Lenders financing Serbian industrial plants—including renewable projects and storage assets—are also likely to treat CBAM as a revenue-risk issue tied to documentation capability. A factory selling into the EU without reliable evidence of its electricity sourcing could see weaker buyer contracting terms. Conversely, renewable projects with credible industrial PPAs may become more bankable if they help exporters reduce CBAM exposure; battery storage projects may also gain value when they support traceable low-carbon supply strategies aligned with industrial offtake.

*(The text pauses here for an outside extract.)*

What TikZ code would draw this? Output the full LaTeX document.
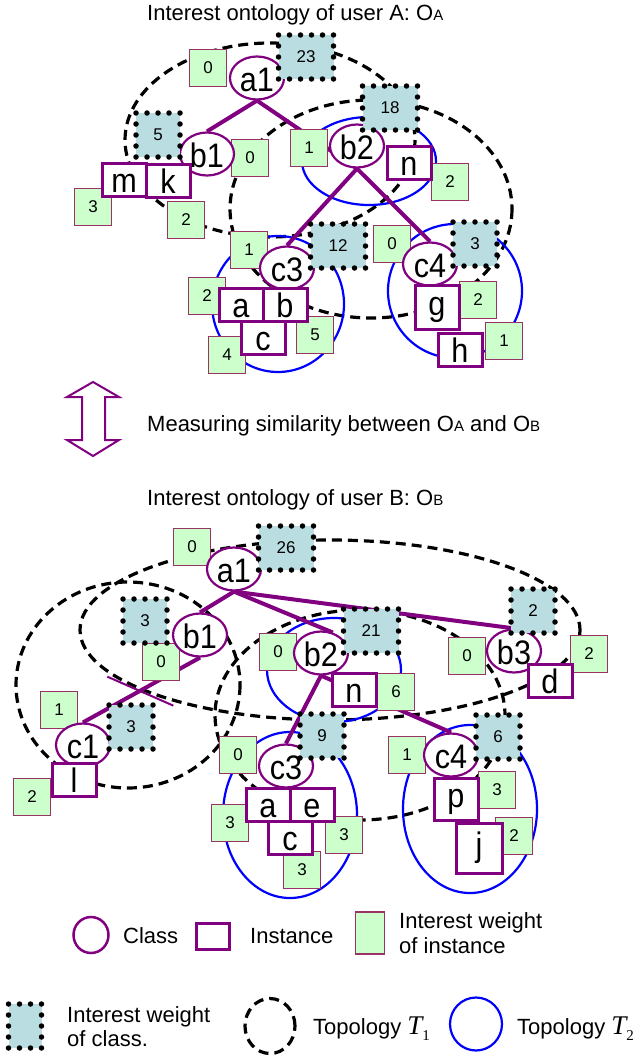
\documentclass[tikz,border=0pt]{standalone}
\usepackage{fontspec}
\setmainfont{Liberation Sans}
\newfontfamily\labelfont[FakeStretch=0.9]{Liberation Sans}
\newfontfamily\serifmath{Liberation Serif}
\usetikzlibrary{shapes.geometric}

\definecolor{classpurple}{HTML}{800080}
\definecolor{instgreen}{HTML}{CCFFCC}
\definecolor{instedge}{HTML}{993366}
\definecolor{classblue}{HTML}{B9DDE1}
\definecolor{topoblue}{HTML}{0000FF}

\pgfdeclarelayer{topology}
\pgfdeclarelayer{links}
\pgfsetlayers{topology,links,main}

% small capital used after the ontology symbol O
\newcommand\capsub[1]{{\fontsize{15}{15}\selectfont #1}}
% topology symbol T with an upright subscript
\newcommand\topsym[1]{{\serifmath\fontsize{27}{27}\selectfont\itshape T}\raisebox{-6pt}{\serifmath\fontsize{15}{15}\selectfont #1}}

\tikzset{
  lbl/.style={font=\labelfont\fontsize{34}{34}\selectfont},
  classnode/.style={ellipse, draw=classpurple, line width=2.2pt, fill=white,
    minimum width=54pt, minimum height=43pt, inner sep=0pt, lbl,
    text height=26pt, text depth=0pt},
  instnode/.style={rectangle, draw=classpurple, line width=3pt, fill=white,
    minimum width=44pt, minimum height=33pt, inner sep=0pt, lbl,
    text height=26pt, text depth=2pt},
  tallinst/.style={text height=24pt, text depth=8pt},
  iweight/.style={rectangle, draw=instedge, line width=1.6pt, fill=instgreen,
    minimum width=37pt, minimum height=37pt, inner sep=0pt,
    font=\fontsize{17}{17}\selectfont},
  cweight/.style={rectangle, fill=classblue, minimum width=44pt, minimum height=44pt,
    inner sep=0pt, font=\fontsize{17}{17}\selectfont,
    postaction={draw=black, line width=5.5pt, line cap=round, dash pattern=on 0pt off 11pt}},
  wide/.style={minimum width=55pt},
  link/.style={draw=classpurple, line width=4pt},
  cutmark/.style={draw=classpurple, line width=2pt},
  topoone/.style={draw=black, line width=3.2pt, dash pattern=on 10pt off 6pt},
  topotwo/.style={draw=topoblue, line width=2.2pt},
  caption/.style={anchor=base west, inner sep=0pt, font=\fontsize{22}{22}\selectfont},
}

\begin{document}
\begin{tikzpicture}[x=1pt, y=-1pt]
\useasboundingbox (0,0) rectangle (643,1057);

% ---------------- captions ----------------
\node[caption] (capA) at (147,21) {Interest ontology of user A: O\capsub{A}};
\node[caption] (capM) at (147,431) {Measuring similarity between O\capsub{A} and O\capsub{B}};
\node[caption] (capB) at (147,505) {Interest ontology of user B: O\capsub{B}};

% double arrow between the two ontologies
\draw[classpurple, line width=2pt, fill=white, line join=miter]
  (93,382) -- (119,397) -- (105,397) -- (105,440) -- (119,440) -- (93,456)
  -- (67,440) -- (82,440) -- (82,397) -- (67,397) -- cycle;

% ================= ontology of user A =================
\begin{pgfonlayer}{topology}
  \draw[topoone] (270,140) ellipse [x radius=145, y radius=97];
  \draw[topoone] (371,209) ellipse [x radius=141, y radius=109];
  \draw[topotwo] (369,161) ellipse [x radius=67, y radius=44];
  \draw[topotwo] (278,304) ellipse [x radius=66, y radius=68];
  \draw[topotwo] (455,291) ellipse [x radius=67, y radius=67];
\end{pgfonlayer}

% instance weights
\node[iweight] (A-w-a1)  at (208,68)  {0};
\node[iweight] (A-w-b1)  at (250,158) {0};
\node[iweight] (A-w-b2)  at (309,148) {1};
\node[iweight] (A-w-m)   at (93,207)  {3};
\node[iweight] (A-w-k)   at (186,220) {2};
\node[iweight] (A-w-n)   at (450,182) {2};
\node[iweight] (A-w-c3)  at (249,250) {1};
\node[iweight] (A-w-a)   at (207,296) {2};
\node[iweight] (A-w-b)   at (315,335) {5};
\node[iweight] (A-w-c)   at (227,355) {4};
\node[iweight] (A-w-c4)  at (392,244) {0};
\node[iweight] (A-w-g)   at (478,300) {2};
\node[iweight] (A-w-h)   at (504,341) {1};

% classes
\node[classnode] (A-a1) at (257,78)  {a1};
\node[classnode] (A-b1) at (207,154) {b1};
\node[classnode] (A-b2) at (357,146) {b2};
\node[classnode] (A-c3) at (287,268) {c3};
\node[classnode] (A-c4) at (430,264) {c4};

% instances
\node[instnode] (A-m) at (124,180) {m};
\node[instnode] (A-k) at (168,181) {k};
\node[instnode] (A-n) at (409,163) {n};
\node[instnode] (A-a) at (241,305) {a};
\node[instnode] (A-b) at (285,305) {b};
\node[instnode] (A-c) at (263,338) {c};
\node[instnode, tallinst, minimum height=44pt] (A-g) at (437,307) {g};
\node[instnode] (A-h) at (460,350) {h};

% class weights
\node[cweight, wide] (A-cw-a1) at (306,57)  {23};
\node[cweight]       (A-cw-b1) at (158,135) {5};
\node[cweight, wide] (A-cw-b2) at (390,108) {18};
\node[cweight, wide] (A-cw-c3) at (338,246) {12};
\node[cweight]       (A-cw-c4) at (475,244) {3};

\begin{pgfonlayer}{links}
  \draw[link] (A-a1.south) -- (A-b1.north);
  \draw[link] (A-a1.south) -- (A-b2.south);
  \draw[link] (A-b2.south) -- (A-c3.north);
  \draw[link] (A-b2.south) -- (A-c4.north);
\end{pgfonlayer}

% ================= ontology of user B =================
\begin{pgfonlayer}{topology}
  \draw[topoone] (330,630) ellipse [x radius=250, y radius=90];
  \draw[topoone] (128,685) ellipse [x radius=112, y radius=103];
  \draw[topoone] (360,715) ellipse [x radius=145, y radius=105];
  \draw[topotwo] (334,670) ellipse [x radius=67, y radius=52];
  \draw[topotwo] (290,815) ellipse [x radius=67, y radius=83];
  \draw[topotwo] (470,809) ellipse [x radius=67, y radius=84];
\end{pgfonlayer}

% instance weights
\node[iweight] (B-w-a1) at (192,547) {0};
\node[iweight] (B-w-b1) at (161,662) {0};
\node[iweight] (B-w-c1) at (59,710)  {1};
\node[iweight] (B-w-l)  at (32,797)  {2};
\node[iweight] (B-w-b2) at (278,652) {0};
\node[iweight] (B-w-n)  at (396,692) {6};
\node[iweight] (B-w-b3) at (467,656) {0};
\node[iweight] (B-w-d)  at (589,654) {2};
\node[iweight] (B-w-c3) at (238,755) {0};
\node[iweight] (B-w-a)  at (230,823) {3};
\node[iweight] (B-w-e)  at (344,835) {3};
\node[iweight] (B-w-c)  at (302,870) {3};
\node[iweight] (B-w-c4) at (407,755) {1};
\node[iweight] (B-w-p)  at (497,790) {3};
\node[iweight] (B-w-j)  at (514,836) {2};

% classes
\node[classnode] (B-a1) at (234,569) {a1};
\node[classnode] (B-b1) at (200,635) {b1};
\node[classnode] (B-b2) at (321,653) {b2};
\node[classnode] (B-b3) at (514,651) {b3};
\node[classnode] (B-c1) at (83,745)  {c1};
\node[classnode] (B-c3) at (286,766) {c3};
\node[classnode] (B-c4) at (451,755) {c4};

% instances
\node[instnode] (B-l) at (74,780)  {l};
\node[instnode] (B-n) at (354,690) {n};
\node[instnode] (B-d) at (550,681) {d};
\node[instnode] (B-a) at (268,805) {a};
\node[instnode] (B-e) at (312,805) {e};
\node[instnode] (B-c) at (290,838) {c};
\node[instnode, tallinst, minimum height=42pt] (B-p) at (456,799) {p};
\node[instnode, tallinst, minimum width=46pt, minimum height=50pt] (B-j) at (479,848) {j};

% class weights
\node[cweight, wide] (B-cw-a1) at (286,548) {26};
\node[cweight]       (B-cw-b1) at (145,621) {3};
\node[cweight]       (B-cw-c1) at (131,727) {3};
\node[cweight, wide] (B-cw-b2) at (371,631) {21};
\node[cweight]       (B-cw-b3) at (533,611) {2};
\node[cweight]       (B-cw-c3) at (322,736) {9};
\node[cweight]       (B-cw-c4) at (498,737) {6};

\begin{pgfonlayer}{links}
  \draw[link] (B-a1.south) -- (B-b1.north);
  \draw[link] (B-a1.south) -- (B-b2.60);
  \draw[link] (B-a1.south) -- (B-b3.north);
  \draw[link] (B-b1.south) -- coordinate[pos=0.51] (B-cut) (B-c1.north);
  \draw[link] (B-b2.south) -- (B-c3.north);
  \draw[link] (B-b2.south) -- (B-c4.north);
\end{pgfonlayer}
% removed link b1 -- c1
\draw[cutmark] ([shift={(-33,-14)}]B-cut) -- ([shift={(33,15)}]B-cut);

% ================= legend =================
\node[ellipse, draw=classpurple, line width=2.5pt, minimum width=35pt, minimum height=36pt, inner sep=0pt] (L-class) at (91,935) {};
\node[caption] (L-class-t) at (123,943) {Class};
\node[rectangle, draw=classpurple, line width=3pt, minimum width=33pt, minimum height=26pt, inner sep=0pt] (L-inst) at (213,936) {};
\node[caption] (L-inst-t) at (250,943) {Instance};
\node[iweight, minimum width=29pt, minimum height=42pt] (L-iw) at (370,933) {};
\node[caption] (L-iw-t1) at (399,928) {Interest weight};
\node[caption] (L-iw-t2) at (399,953) {of instance};

\node[cweight, minimum width=33pt, minimum height=44pt] (L-cw) at (25,1026) {};
\node[caption] (L-cw-t1) at (67,1022) {Interest weight};
\node[caption] (L-cw-t2) at (67,1046) {of class.};
\node[ellipse, topoone, minimum width=50pt, minimum height=55pt, inner sep=0pt] (L-t1) at (270,1026) {};
\node[caption] (L-t1-t) at (313,1034) {Topology \topsym{1}};
\node[ellipse, topotwo, minimum width=52pt, minimum height=53pt, inner sep=0pt] (L-t2) at (476,1024) {};
\node[caption] (L-t2-t) at (517,1034) {Topology \topsym{2}};

\end{tikzpicture}
\end{document}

The strategic takeaway: connect megawatts to evidence chains

For Serbia’s power sector—and for industry—the development described here reframes what “value” means under CBAM: a renewable MWh remains useful even without linkage claims elsewhere in supply chains, but documentary traceability into EU-facing industrial demand makes it more valuable commercially.

The next phase of Serbia’s energy transition therefore extends beyond building capacity. It requires connecting generation assets with metering systems, contractual arrangements and export compliance into a single evidence chain that can withstand buyer scrutiny across registries and verification processes.

The practical structure outlined follows this logic: Serbian generators or industrial exporters prepare electricity- and emissions-evidence inputs; “CBAM Engineering” maps technical boundaries including metering controls; EU importers or authorised declarants handle formal obligations; accredited verifiers review actual-emissions claims where required; and contracts determine who pays for lower-emissions benefits—and who carries risk if documentation fails.